Another fundamental difference between AMD and NVIDIA’s approaches to developers is the basis for their environments. NVIDIA is now on the 4.0 strain of its CUDA development environment, which the company built from the ground up. AMD, on the other hand, has focused on supporting OpenCL instead of creating its own line of tools and environments.

Both approaches have merit. AMD’s open standards-based approach means that developers don’t have to learn a whole new environment to become productive. NVIDIA, on the other hand, offers an array of development tools, said Russell.

“We decided with 4.0 to bring in a standard library approach,” he said. “If [developers] want to do a sort, and they already have a sort primitive in the template library, you can use the Thrust library. You don’t have to rearrange the data or do the copies. The template library will handle the data structure, the GPU running the sort, and turn it back to the CPU and main memory.”
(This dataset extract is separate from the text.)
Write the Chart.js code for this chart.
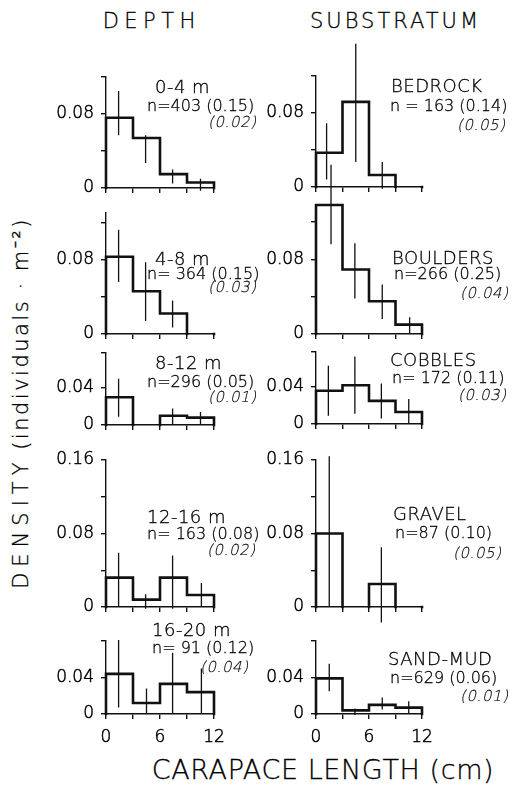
<!DOCTYPE html>
<html>
<head>
<meta charset="utf-8">
<script src="https://cdn.jsdelivr.net/npm/chart.js@4.4.1/dist/chart.umd.min.js"></script>
<style>
  html, body { margin: 0; padding: 0; background: #fff; }
  #fig { position: relative; width: 518px; height: 790px; overflow: hidden;
         font-family: "DejaVu Sans", "Liberation Sans", sans-serif; font-weight: 200; color: #000;
         -webkit-text-stroke: 0.3px #000; }
  #fig canvas { position: absolute; }
  .t { position: absolute; white-space: nowrap; line-height: 1; transform: translateY(-50%); }
  .name { font-size: 18px; letter-spacing: 0.5px; }
  .n { font-size: 16px; }
  /* slanted light face for the standard errors */
  .se { font-size: 15px; letter-spacing: 0.6px; transform: translateY(-50%) skewX(-13deg); -webkit-text-stroke: 0.15px #000; }
  .head { position: absolute; top: 21px; font-size: 21px; line-height: 1; white-space: nowrap;
          transform: translate(-50%, -50%); }
  .ytitle { position: absolute; left: 21px; top: 403px; font-size: 21px; line-height: 1; white-space: nowrap;
            transform: translate(-50%, -50%) rotate(-90deg); }
  .xtitle { position: absolute; left: 323px; top: 769px; font-size: 27px; letter-spacing: 0.6px;
            line-height: 1; white-space: nowrap; transform: translate(-50%, -50%); }
</style>
</head>
<body>
<div id="fig">
  <div class="head" style="left:149px; letter-spacing:5.5px; padding-left:5.5px">DEPTH</div>
  <div class="head" style="left:394px; letter-spacing:3px; padding-left:3px">SUBSTRATUM</div>
  <div class="ytitle"><span style="letter-spacing:6px">DENSITY</span> <span style="letter-spacing:2.5px">(individuals · m⁻²)</span></div>
  <div class="xtitle">CARAPACE LENGTH (cm)</div>
</div>
<script>
// ===== data: carapace-length classes (cm), density per m² =====
const binEdges = [0, 3, 6, 9, 12];
const xTicks = [0, 3, 6, 9, 12];
const xTickLabels = ['0', '', '6', '', '12'];

// y ticks per row of panels (same for both columns)
const rowYTicks = [
  [0, 0.04, 0.08, 0.12],
  [0, 0.04, 0.08, 0.12],
  [0, 0.04, 0.078],
  [0, 0.04, 0.08, 0.12, 0.16],
  [0, 0.04, 0.08]
];
const rowYLabels = [
  ['0', '', '0.08', ''],
  ['0', '', '0.08', ''],
  ['0', '0.04', ''],
  ['0', '', '0.08', '', '0.16'],
  ['0', '0.04', '']
];

// depth
const depthNames = ['0-4 m', '4-8 m', '8-12 m', '12-16 m', '16-20 m'];
const depthN = ['n=403 (0.15)', 'n= 364 (0.15)', 'n=296 (0.05)', 'n= 163 (0.08)', 'n= 91 (0.12)'];
const depthSE = ['(0.02)', '(0.03)', '(0.01)', '(0.02)', '(0.04)'];
const depthYMax = [0.12, 0.13, 0.078, 0.16, 0.08];
const depthBars = [
  [0.076, 0.054, 0.015, 0.006],
  [0.083, 0.046, 0.022, 0],
  [0.030, 0, 0.010, 0.008],
  [0.032, 0.008, 0.032, 0.013],
  [0.044, 0.012, 0.033, 0.024]
];
const depthErrX = [
  [1.4, 4.4, 7.4, 10.5],
  [1.4, 4.4, 7.4],
  [1.4, 7.4, 10.5],
  [1.4, 4.4, 7.4, 10.6],
  [1.4, 4.5, 7.4, 10.6]
];
const depthErrLo = [
  [0.057, 0.027, 0.005, -0.003],
  [0.056, 0.014, 0.007],
  [0.009, 0, 0],
  [0.001, -0.002, -0.002, 0],
  [0.007, 0, 0, 0]
];
const depthErrHi = [
  [0.105, 0.057, 0.020, 0.010],
  [0.112, 0.077, 0.036],
  [0.050, 0.018, 0.014],
  [0.059, 0.014, 0.056, 0.026],
  [0.081, 0.028, 0.067, 0.050]
];

// substratum
const subNames = ['BEDROCK', 'BOULDERS', 'COBBLES', 'GRAVEL', 'SAND-MUD'];
const subN = ['n = 163 (0.14)', 'n=266 (0.25)', 'n= 172 (0.11)', 'n=87 (0.10)', 'n=629 (0.06)'];
const subSE = ['(0.05)', '(0.04)', '(0.03)', '(0.05)', '(0.01)'];
const subYMax = [0.12, 0.138, 0.078, 0.16, 0.08];
const subBars = [
  [0.037, 0.092, 0.013, 0],
  [0.138, 0.069, 0.035, 0.010],
  [0.036, 0.042, 0.025, 0.013],
  [0.080, 0, 0.025, 0],
  [0.039, 0.004, 0.010, 0.007]
];
const subErrX = [
  [1.2, 4.5, 7.5],
  [1.7, 4.4, 7.5, 10.6],
  [1.4, 4.4, 7.4, 10.5],
  [1.5, 7.4],
  [1.5, 4.4, 7.5, 10.5]
];
const subErrLo = [
  [0.008, 0.027, -0.002],
  [0.096, 0.038, 0.016, 0],
  [0.009, 0.011, 0.006, 0],
  [0, -0.017],
  [0.025, -0.001, 0.005, 0]
];
const subErrHi = [
  [0.069, 0.155, 0.027],
  [0.181, 0.097, 0.053, 0.018],
  [0.063, 0.073, 0.044, 0.027],
  [0.164, 0.065],
  [0.055, 0.006, 0.018, 0.014]
];

// ===== layout (px) =====
const depthFrames = [
  { x: 106, w: 108, zero: 188, top: 77 },
  { x: 106, w: 108, zero: 334, top: 213 },
  { x: 106, w: 108, zero: 425, top: 353 },
  { x: 106, w: 108, zero: 607, top: 460 },
  { x: 106, w: 108, zero: 714, top: 641 }
];
const subFrames = [
  { x: 316, w: 106, zero: 187, top: 76 },
  { x: 316, w: 106, zero: 334, top: 205 },
  { x: 316, w: 106, zero: 424, top: 352 },
  { x: 316, w: 106, zero: 607, top: 460 },
  { x: 316, w: 106, zero: 714, top: 641 }
];
// text anchors: name/n left edge + centre y, se right edge + centre y
const depthText = [
  { nx: 155, ny: 87, cx: 147, cy: 106, sx: 258, sy: 122 },
  { nx: 155, ny: 259, cx: 147, cy: 274, sx: 258, sy: 287 },
  { nx: 155, ny: 363, cx: 147, cy: 382, sx: 258, sy: 397 },
  { nx: 147, ny: 517, cx: 147, cy: 534, sx: 257, sy: 550 },
  { nx: 152, ny: 630, cx: 152, cy: 648, sx: 250, sy: 667 }
];
const subText = [
  { nx: 391, ny: 86, cx: 390, cy: 106, sx: 507, sy: 125 },
  { nx: 392, ny: 258, cx: 394, cy: 274, sx: 510, sy: 293 },
  { nx: 390, ny: 360, cx: 392, cy: 378, sx: 508, sy: 395 },
  { nx: 393, ny: 514, cx: 395, cy: 533, sx: 503, sy: 553 },
  { nx: 388, ny: 659, cx: 390, cy: 678, sx: 510, sy: 696 }
];

const ink = '#111';
const tickFont = { family: '"DejaVu Sans", "Liberation Sans", sans-serif', size: 17, weight: 200 };
const fig = document.getElementById('fig');

// histogram outline: steps over the bins, no stroke along the zero line
function outlinePoints(bars) {
  const pts = [{ x: binEdges[0], y: 0 }];
  bars.forEach((b, i) => {
    pts.push({ x: binEdges[i], y: b });
    pts.push({ x: binEdges[i + 1], y: b });
  });
  pts.push({ x: binEdges[binEdges.length - 1], y: 0 });
  const out = [];
  pts.forEach((p, i) => {
    const prev = pts[i - 1];
    if (prev && prev.y === 0 && p.y === 0) out.push({ x: (prev.x + p.x) / 2, y: null });
    out.push(p);
  });
  return out;
}

// vertical error bars, broken with gaps
function errorPoints(xs, lo, hi) {
  const out = [];
  xs.forEach((x, i) => {
    if (i > 0) out.push({ x: x, y: null });
    out.push({ x: x, y: lo[i] }, { x: x, y: hi[i] });
  });
  return out;
}

function makePanel(frame, row, yMax, bars, errX, errLo, errHi, showX) {
  const padL = 70, padR = 24, padT = 50, padB = 22;
  const axisH = showX ? 36 : 12;
  const canvas = document.createElement('canvas');
  const w = padL + frame.w + padR;
  const h = padT + (frame.zero - frame.top) + axisH + padB;
  canvas.width = w; canvas.height = h;
  canvas.style.left = (frame.x - padL) + 'px';
  canvas.style.top = (frame.top - padT) + 'px';
  canvas.style.width = w + 'px'; canvas.style.height = h + 'px';
  fig.appendChild(canvas);

  const yTicks = rowYTicks[row];
  const yLabels = rowYLabels[row];

  new Chart(canvas, {
    type: 'scatter',
    data: {
      datasets: [
        {
          data: outlinePoints(bars), showLine: true, spanGaps: false,
          borderColor: ink, borderWidth: 2.6, borderJoinStyle: 'miter', borderCapStyle: 'square',
          pointRadius: 0, tension: 0, clip: false
        },
        {
          data: errorPoints(errX, errLo, errHi), showLine: true, spanGaps: false,
          borderColor: ink, borderWidth: 1.3, pointRadius: 0, tension: 0, clip: false
        }
      ]
    },
    options: {
      responsive: false, animation: false, events: [],
      layout: { padding: { left: 0, right: padR, top: padT, bottom: padB } },
      plugins: { legend: { display: false }, tooltip: { enabled: false } },
      scales: {
        x: {
          type: 'linear', min: 0, max: 12,
          afterBuildTicks: s => { s.ticks = xTicks.map(v => ({ value: v })); },
          afterFit: s => { s.height = axisH; },
          border: { display: true, color: ink, width: 1.4 },
          grid: { drawOnChartArea: false, drawTicks: true, tickLength: 5, color: ink, lineWidth: 1.4 },
          ticks: {
            autoSkip: false, maxRotation: 0, padding: 8, color: '#000', font: tickFont,
            textStrokeColor: '#000', textStrokeWidth: 0.5,
            callback: (v, i) => showX ? xTickLabels[i] : ''
          }
        },
        y: {
          type: 'linear', min: 0, max: yMax,
          afterBuildTicks: s => { s.ticks = yTicks.map(v => ({ value: v })); },
          afterFit: s => { s.width = padL; },
          border: { display: true, color: ink, width: 1.4 },
          grid: { drawOnChartArea: false, drawTicks: true, tickLength: 5, color: ink, lineWidth: 1.4 },
          ticks: {
            autoSkip: false, padding: 7, color: '#000', font: tickFont,
            textStrokeColor: '#000', textStrokeWidth: 0.5,
            callback: (v, i) => yLabels[i]
          }
        }
      }
    }
  });
}

function addText(cls, str, style) {
  const d = document.createElement('div');
  d.className = 't ' + cls;
  d.textContent = str;
  Object.assign(d.style, style);
  fig.appendChild(d);
}

function addColumn(frames, names, ns, ses, yMax, bars, errX, errLo, errHi, anchors) {
  frames.forEach((f, i) => {
    makePanel(f, i, yMax[i], bars[i], errX[i], errLo[i], errHi[i], i === frames.length - 1);
    const a = anchors[i];
    addText('name', names[i], { left: a.nx + 'px', top: a.ny + 'px' });
    addText('n', ns[i], { left: a.cx + 'px', top: a.cy + 'px' });
    addText('se', ses[i], { right: (518 - a.sx) + 'px', top: a.sy + 'px' });
  });
}

addColumn(depthFrames, depthNames, depthN, depthSE, depthYMax, depthBars, depthErrX, depthErrLo, depthErrHi, depthText);
addColumn(subFrames, subNames, subN, subSE, subYMax, subBars, subErrX, subErrLo, subErrHi, subText);
</script>
</body>
</html>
NVIDIA has been refining its libraries and CUDA tools according to developer feedback, and it would appear that AMD’s Fusion Developer Summit is an attempt to foster similar communications with developers for AMD.

While AMD has done outreach to developers, the company hasn’t held a development-focused conference since 2003. Rogers said there is a reason the company has decided to return to holding events now.
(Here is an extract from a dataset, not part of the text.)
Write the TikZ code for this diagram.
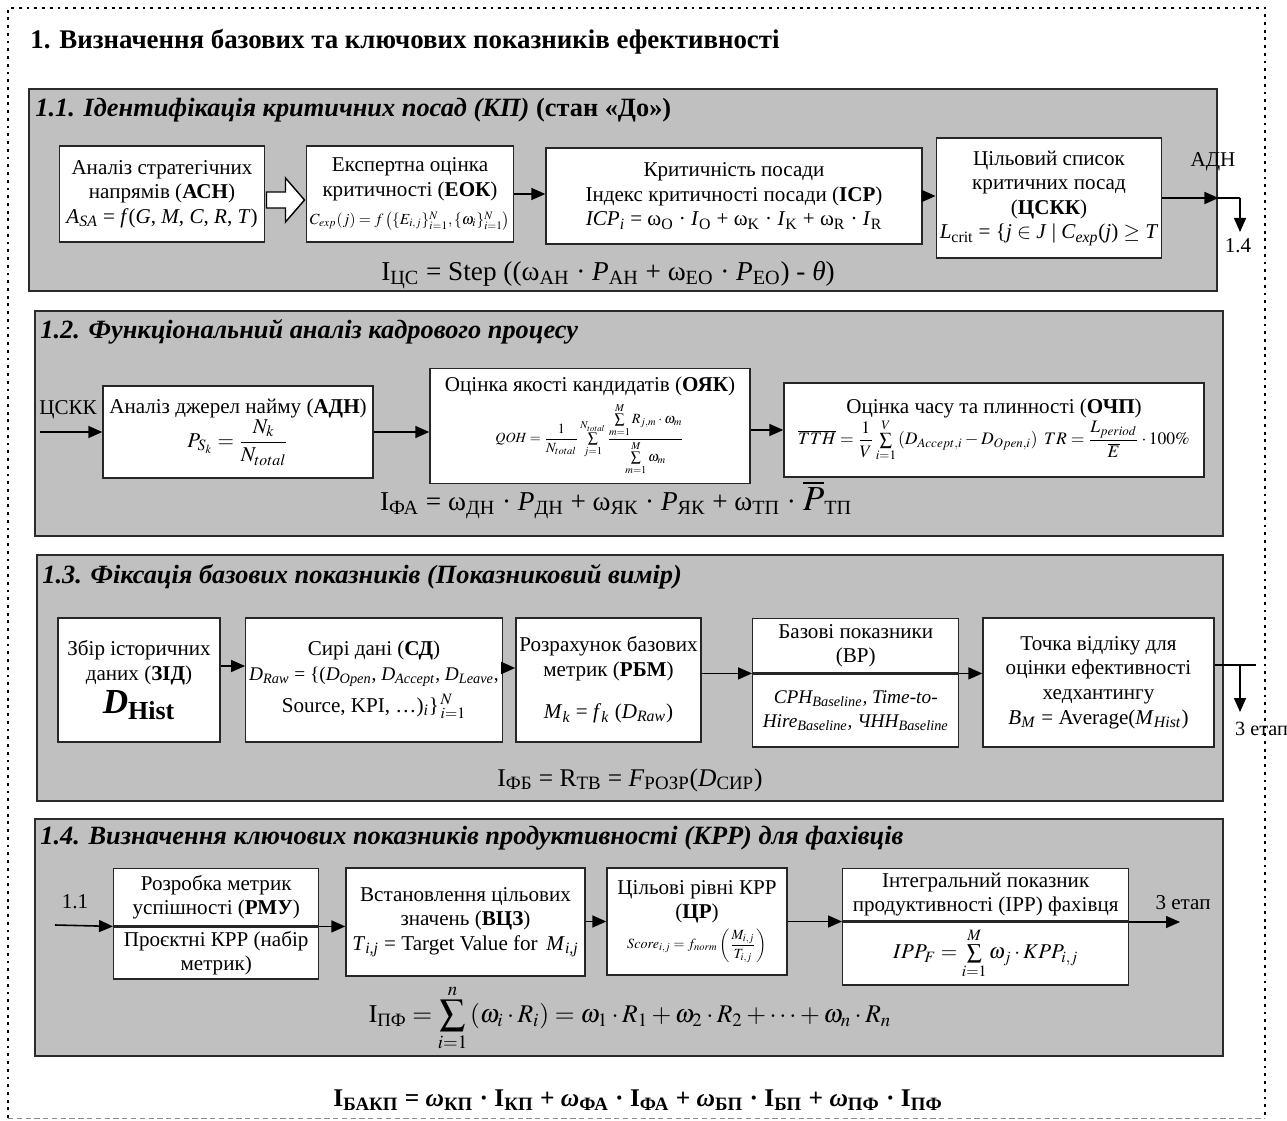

“This is why we’re holding the Fusion Developer Summit: Now that we’ve brought [accelerated processing units] and Fusion to the market, and we see there being a lot of need for collaboration between hardware vendors and the software community,” he said. “By holding the conference, we get the ability to interact, show them our plans and how we plan on evolving the hardware and software, and get immediate feedback from that software community.”